PipePrune: Pipeline Parallel Based on Convolutional Layer Pruning for Distributed Deep Learning

Daojun Tan, Wenbin Jiang, Shang Qin, Hai Jin

Published: 2021, Last Modified: 12 Feb 2025HPCC/DSS/SmartCity/DependSys 2021EveryoneRevisionsBibTeXCC BY-SA 4.0

Abstract: Benefitting from the combination of the idea of pipeline with model parallelism and data parallelism, pipeline parallelism improves the efficiency of distributed deep learning systems significantly. However, suffering from the bubbles and gaps caused by the imbalance of different stages in pipeline, it can not output ideal performance yet. To explore the potential of pipeline parallelism further, we propose a novel approach called PipePrune, which adds a convolutional layer pruning strategy to pipeline creatively to reduce the bubbles and gaps.
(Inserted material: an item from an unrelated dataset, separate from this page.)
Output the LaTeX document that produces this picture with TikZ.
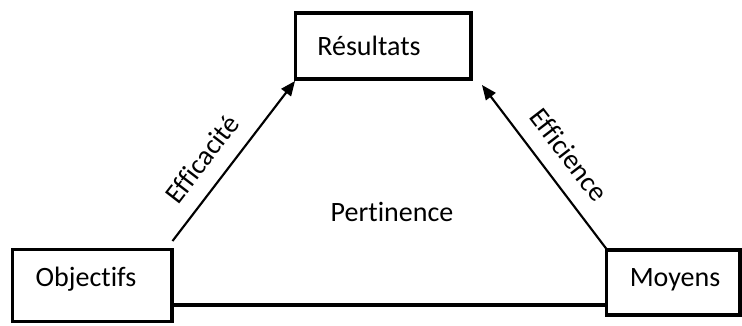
\documentclass[tikz,border=0pt]{standalone}
\usepackage{fontspec}
\setmainfont{Carlito}[Ligatures=NoCommon]
\usetikzlibrary{arrows.meta}
\begin{document}
\begin{tikzpicture}[x=0.75pt,y=-0.75pt,
  box/.style={draw=black, line width=2.3pt, inner sep=0pt, minimum width=#1},
  lbl/.style={font=\fontsize{21}{25}\selectfont, inner sep=0pt},
  link/.style={draw=black, line width=1.6pt, -{Triangle[length=11pt,width=9pt]}},
  base/.style={draw=black, line width=2.3pt}]
\useasboundingbox (0,0) rectangle (742,325);

% the three boxes
\node[box=175.5*0.75pt, minimum height=66*0.75pt] (res) at (383.25,46) {};
\node[box=159.5*0.75pt, minimum height=72*0.75pt] (obj) at (92.25,285.5) {};
\node[box=133.5*0.75pt, minimum height=65*0.75pt] (moy) at (673.25,282.5) {};

% box texts
\node[lbl] (tres) at (369,46) {Résultats};
\node[lbl] (tobj) at (86,279) {Objectifs};
\node[lbl] (tmoy) at (675,280) {Moyens};
\node[lbl] (tper) at (392,212) {Pertinence};

% arrows towards the results
\coordinate (a1) at (172.5,241);
\coordinate (b1) at (295,81);
\coordinate (a2) at (606.5,249);
\coordinate (b2) at (482,85);
\draw[link] (a1) -- (b1);
\draw[link] (a2) -- (b2);

% arrow labels
\node[lbl, rotate=52.4] (teff) at (202,159) {Efficacité};
\node[lbl, rotate=-52.4] (tefn) at (569,155) {Efficience};

% base line between objectives and means
\draw[base] (obj.east |- 0,305) -- (moy.west |- 0,305);
\end{tikzpicture}
\end{document}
For the convolutional layers with heavy overheads, some unimportant kernels are pruned by the measurement of the L1-norm. This approach makes the processing overheads of different pipeline stages more balanced. The experimental results show that, compared with state-of-the-art pipeline methods, PipePrune can improve the training speeds obviously (e.g. for ResNet50 on ImageNet, about 30% speed improvement is realized with only 1.1% loss of training accuracies).